Desisto, en la certeza de que tengo en mi poder todo lo que necesito para volar, según ellos mismos explican en la reserva impresa.
Unos días antes de la fecha de mi viaje e inquieto aún, en este caso por el tema del equipaje y su peso, olvidé decir que del total pagado a este concepto correspondían 26 euros -obsérvese que dos bultos, así lo llaman ellos, no muy pesados, valen más que yo- intenté de nuevo telefónicamente informarme del peso máximo autorizado, sin conseguirlo tampoco, y habiendo empleado en ello un tiempo que es oro y que a ese precio lo cobran.

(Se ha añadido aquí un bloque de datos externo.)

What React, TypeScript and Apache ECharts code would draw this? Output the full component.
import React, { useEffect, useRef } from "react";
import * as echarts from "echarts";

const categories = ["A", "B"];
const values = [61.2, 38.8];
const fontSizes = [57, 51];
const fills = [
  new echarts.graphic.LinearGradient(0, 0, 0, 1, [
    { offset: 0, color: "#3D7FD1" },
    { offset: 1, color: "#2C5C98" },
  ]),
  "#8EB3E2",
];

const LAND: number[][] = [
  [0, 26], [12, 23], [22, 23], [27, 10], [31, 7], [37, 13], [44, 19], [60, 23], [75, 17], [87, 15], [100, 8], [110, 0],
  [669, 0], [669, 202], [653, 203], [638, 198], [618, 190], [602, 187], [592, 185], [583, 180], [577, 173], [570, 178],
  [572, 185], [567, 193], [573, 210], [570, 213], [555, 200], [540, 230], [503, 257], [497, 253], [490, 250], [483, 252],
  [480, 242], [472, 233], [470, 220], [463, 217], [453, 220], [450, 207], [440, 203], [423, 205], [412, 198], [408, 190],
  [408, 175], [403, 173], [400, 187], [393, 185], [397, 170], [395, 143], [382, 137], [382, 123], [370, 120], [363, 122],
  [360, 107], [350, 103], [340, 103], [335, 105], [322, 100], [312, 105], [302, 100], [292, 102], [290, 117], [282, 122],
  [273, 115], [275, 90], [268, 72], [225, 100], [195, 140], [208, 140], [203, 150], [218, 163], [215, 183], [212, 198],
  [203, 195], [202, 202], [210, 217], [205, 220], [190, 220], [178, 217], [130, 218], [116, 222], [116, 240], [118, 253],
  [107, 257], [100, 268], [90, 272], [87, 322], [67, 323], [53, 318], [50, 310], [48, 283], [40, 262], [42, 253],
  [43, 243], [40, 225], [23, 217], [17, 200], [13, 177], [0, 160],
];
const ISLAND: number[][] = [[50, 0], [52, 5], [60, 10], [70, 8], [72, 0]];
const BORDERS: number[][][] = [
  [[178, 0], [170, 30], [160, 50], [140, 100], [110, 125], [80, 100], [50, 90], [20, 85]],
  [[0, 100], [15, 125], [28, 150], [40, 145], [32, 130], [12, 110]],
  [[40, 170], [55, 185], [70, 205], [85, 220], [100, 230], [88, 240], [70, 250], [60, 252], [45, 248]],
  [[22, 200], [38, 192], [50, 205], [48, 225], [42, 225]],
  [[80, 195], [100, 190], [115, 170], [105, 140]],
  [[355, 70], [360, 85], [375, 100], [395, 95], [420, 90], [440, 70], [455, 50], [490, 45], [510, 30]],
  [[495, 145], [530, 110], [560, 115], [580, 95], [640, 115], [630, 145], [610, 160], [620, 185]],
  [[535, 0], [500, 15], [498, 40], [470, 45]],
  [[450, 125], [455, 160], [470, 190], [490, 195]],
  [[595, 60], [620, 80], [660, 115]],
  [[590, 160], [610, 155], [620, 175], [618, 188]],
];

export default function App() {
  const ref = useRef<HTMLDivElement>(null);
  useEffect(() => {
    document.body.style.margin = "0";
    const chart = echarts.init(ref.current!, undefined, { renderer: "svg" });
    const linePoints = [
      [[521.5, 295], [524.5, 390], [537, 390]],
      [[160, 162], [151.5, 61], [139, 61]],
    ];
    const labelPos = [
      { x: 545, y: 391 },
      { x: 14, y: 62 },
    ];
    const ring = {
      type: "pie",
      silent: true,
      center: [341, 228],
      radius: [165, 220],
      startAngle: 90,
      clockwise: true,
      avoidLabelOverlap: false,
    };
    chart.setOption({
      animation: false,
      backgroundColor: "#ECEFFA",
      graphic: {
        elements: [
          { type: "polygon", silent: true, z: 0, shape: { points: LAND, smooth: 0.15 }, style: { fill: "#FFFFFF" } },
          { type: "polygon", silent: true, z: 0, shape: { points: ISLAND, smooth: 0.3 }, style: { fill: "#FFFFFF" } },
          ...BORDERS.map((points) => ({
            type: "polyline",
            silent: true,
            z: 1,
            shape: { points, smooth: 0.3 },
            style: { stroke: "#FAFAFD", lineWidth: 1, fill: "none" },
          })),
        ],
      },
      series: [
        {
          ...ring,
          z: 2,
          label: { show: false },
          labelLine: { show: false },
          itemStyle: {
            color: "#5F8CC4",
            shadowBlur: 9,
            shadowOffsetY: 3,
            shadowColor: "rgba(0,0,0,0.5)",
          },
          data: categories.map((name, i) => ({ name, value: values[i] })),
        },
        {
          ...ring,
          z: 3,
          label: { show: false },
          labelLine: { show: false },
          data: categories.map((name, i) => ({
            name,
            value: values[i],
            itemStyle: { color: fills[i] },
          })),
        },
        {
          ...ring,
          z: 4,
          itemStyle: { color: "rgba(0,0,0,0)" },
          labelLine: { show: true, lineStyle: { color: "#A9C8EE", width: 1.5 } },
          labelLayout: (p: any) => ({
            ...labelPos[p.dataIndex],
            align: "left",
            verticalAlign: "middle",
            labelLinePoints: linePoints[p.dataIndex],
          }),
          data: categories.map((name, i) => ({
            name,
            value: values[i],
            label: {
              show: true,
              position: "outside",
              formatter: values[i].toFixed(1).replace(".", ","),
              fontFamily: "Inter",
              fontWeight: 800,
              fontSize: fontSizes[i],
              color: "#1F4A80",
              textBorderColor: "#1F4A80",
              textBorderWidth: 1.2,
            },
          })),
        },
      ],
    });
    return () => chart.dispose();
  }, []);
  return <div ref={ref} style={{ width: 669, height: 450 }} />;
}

Esas mismas dudas, inquietudes y recelos debieron asaltar, para luego confirmarse, a muchos pasajeros pues la cola para abonar los excesos de equipaje era más larga, en algunos momentos, que la cola de facturación. En mi caso el exceso era de 9 kilos y pagué 135 euros. En esto si que son una de las compañías aéreas mas caras del mundo.
El bulto debo de ser yo, pero para ilustrar mi ignorancia, yo les rogaría a esas compañías que respondan a tres preguntas:
¿Cuánto facturan por su servicio telefónico de información?
¿Cuánto facturan en concepto de exceso de equipaje?
¿Qué porcentaje suponen ambos conceptos respecto a su facturación total?
Si lo hacen podremos, al menos en parte, contestar fácilmente al porqué de los bajos precios de las mal llamadas compañías de bajo coste.
A lo de los “bajos vuelos” ya intentaremos responder en otro artículo.